Brexit Talks Given Fresh Impetus By High-Stakes Diplomatic Push

The topsy turvy trade talks between the U.K. and the European Union took another somersault on Sunday when Boris Johnson and Ursula von der Leyen gave negotiators another shot at closing a deal. The pound jumped.

After the British prime minister and the European Commission president agreed in a phone conversation on Sunday to go the “extra mile,” officials involved in the process said an agreement could finally be struck this week, with just days to spare before the U.K. leaves the EU single market and customs union.

Forty-eight hours of intense diplomacy injected fresh momentum into a process that had seemed to be reaching the end of the road. The two leaders had set Sunday as the deadline to decide whether to call off their discussions.

One person close to the negotiations said a disastrous dinner between Johnson and the commission chief on Wednesday had forced negotiators to confront the possibility of failure and persuaded them to revisit ideas that had previously been dismissed. From there, the outlines of a potential deal started to come into focus.

A new U.K. proposal floated with the EU over the weekend on the biggest outstanding disagreement — how to create a level competitive playing field for businesses on either side of the Channel — might just break the deadlock, according to three people with knowledge of the discussions. If that works, the U.K. could win concessions on the other main sticking point: EU fishing rights in British waters.

“Where there’s life, there’s hope,” Johnson said following Sunday’s call, though he swerved a question over whether there had been progress in recent days. Officials on both sides cautioned, though, that there is still a long way to go, and warned that similar moments of optimism in the past had failed to yield an accord.

The pound was quoted as much as 1.2% higher at $1.3378 as of 5:26 a.m. in Sydney trading.

The negotiations have already smashed through several deadlines as both sides waited for the other to blink, meaning even this week can’t necessarily be seen as definitive. But time is now almost up: the U.K.’s Brexit transition period expires on Dec. 31 with or without an agreement and parliaments on both sides need time to ratify any deal before then.

Officials, some of whom worked 100 hours over the past week, will resume talks in Brussels on Monday morning, while away from the negotiating table diplomacy is also stepping up a gear.

Von der Leyen was scheduled to discuss the state of play with French President Emmanuel Macron, the most hard-line of EU leaders, on Sunday in Paris. The EU’s chief negotiator, Michel Barnier, will brief ambassadors of the bloc’s 27 countries in Brussels on Monday. Over the weekend, top officials, including Barnier, the U.K.’s chief negotiator, David Frost, and von der Leyen’s aide Stephanie Riso held private discussions to try to break the impasse.
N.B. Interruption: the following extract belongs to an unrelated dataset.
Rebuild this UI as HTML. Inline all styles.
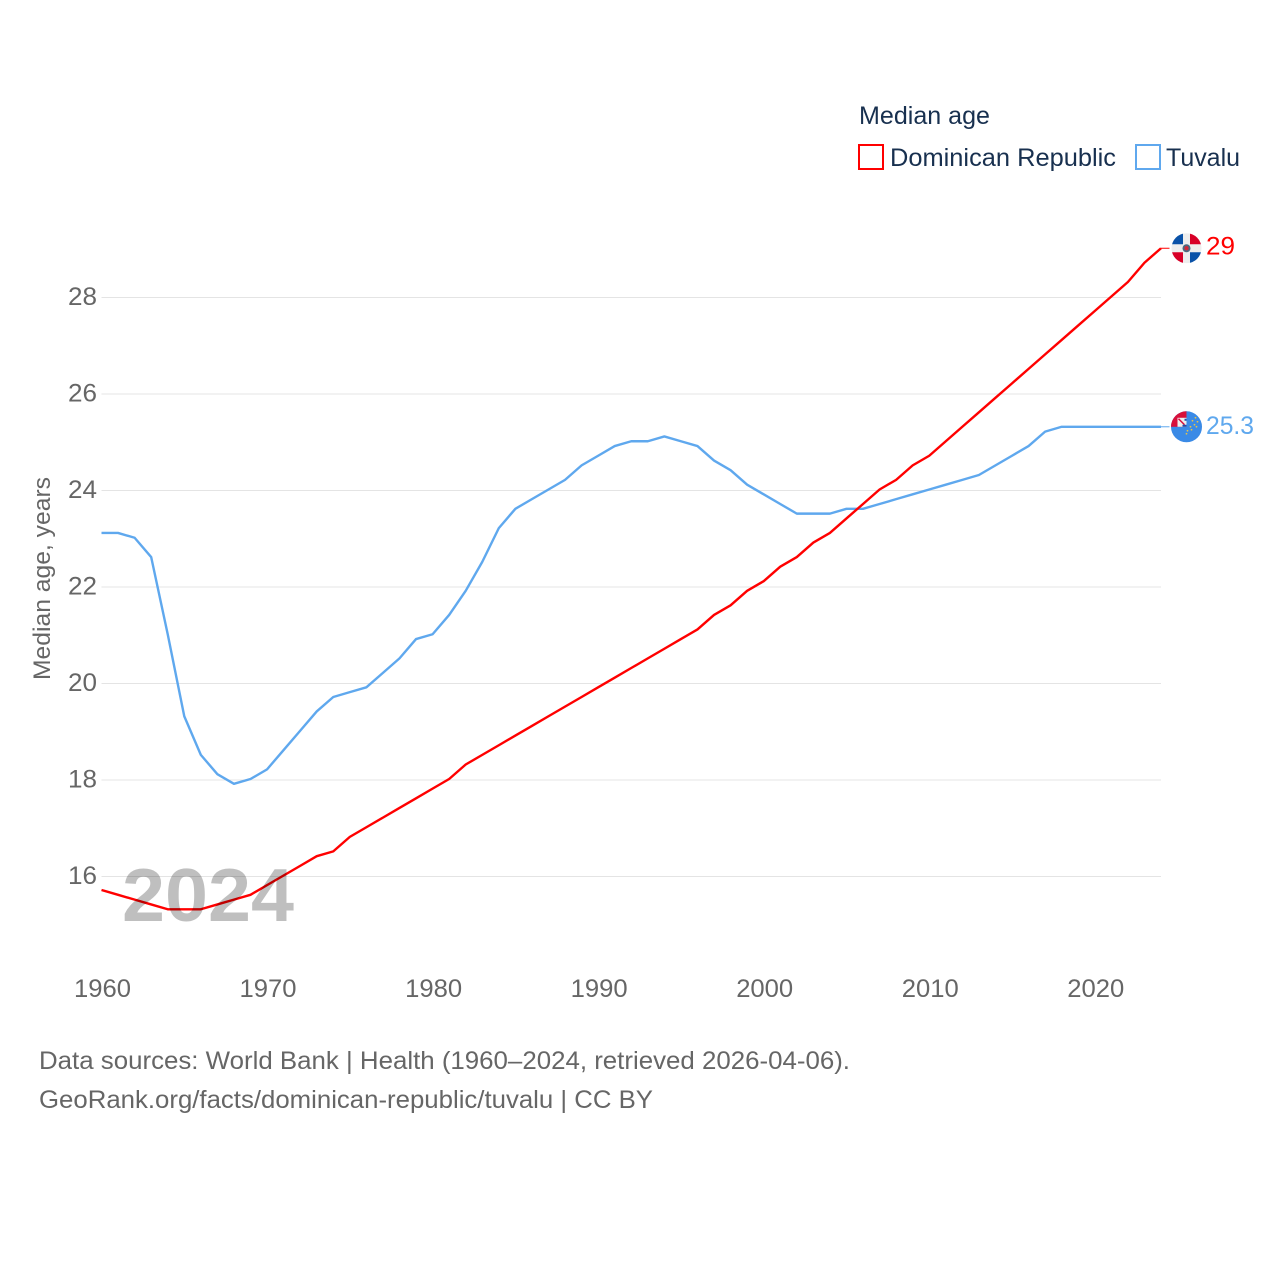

With a deal hanging in the balance, officials cautioned against reading too much into public statements in the next few days because some of the pessimism was being used as a negotiating tactic. Irish Foreign Minister Simon Coveney said that Johnson, in particular, is under pressure to show he’s taking talks down to wire.

“Managing domestic political considerations, divisions within his own party, sending strong signals to the EU that the U.K. isn’t going to offer too much flexibility at the last minute to get a deal” are all part of process, Coveney told RTE. “All of those things you would expect in public, but the real issue here is the conversations between the two negotiating teams.”

The potential compromise revolves around the steps the EU could take if, in the future, the U.K. didn’t toughen its environmental and labor rules to keep then in line with those of the bloc. The EU insists this is a necessary condition of access to its single market to prevent the U.K. giving its companies an advantage over their European competitors.

The EU has softened its earlier position where it demanded the right to take unilateral and automatic action to impose trade penalties if the U.K. didn’t follow EU standards. It now accepts that an adjustment would come only after arbitration and dispute resolution, according to two officials.

In a sign that a solution may be on the horizon, the U.K. has hinted it is ready to accept this kind of penalty as long as it retains the sovereign right to legislate as it sees fit. Discussions would then focus on the scope of any retaliation.

A breakthrough on that could mean negotiations in the final days focus on quota numbers for EU fishermen in British waters. If talks ultimately get narrowed down to that, a deal should be achievable, an official said.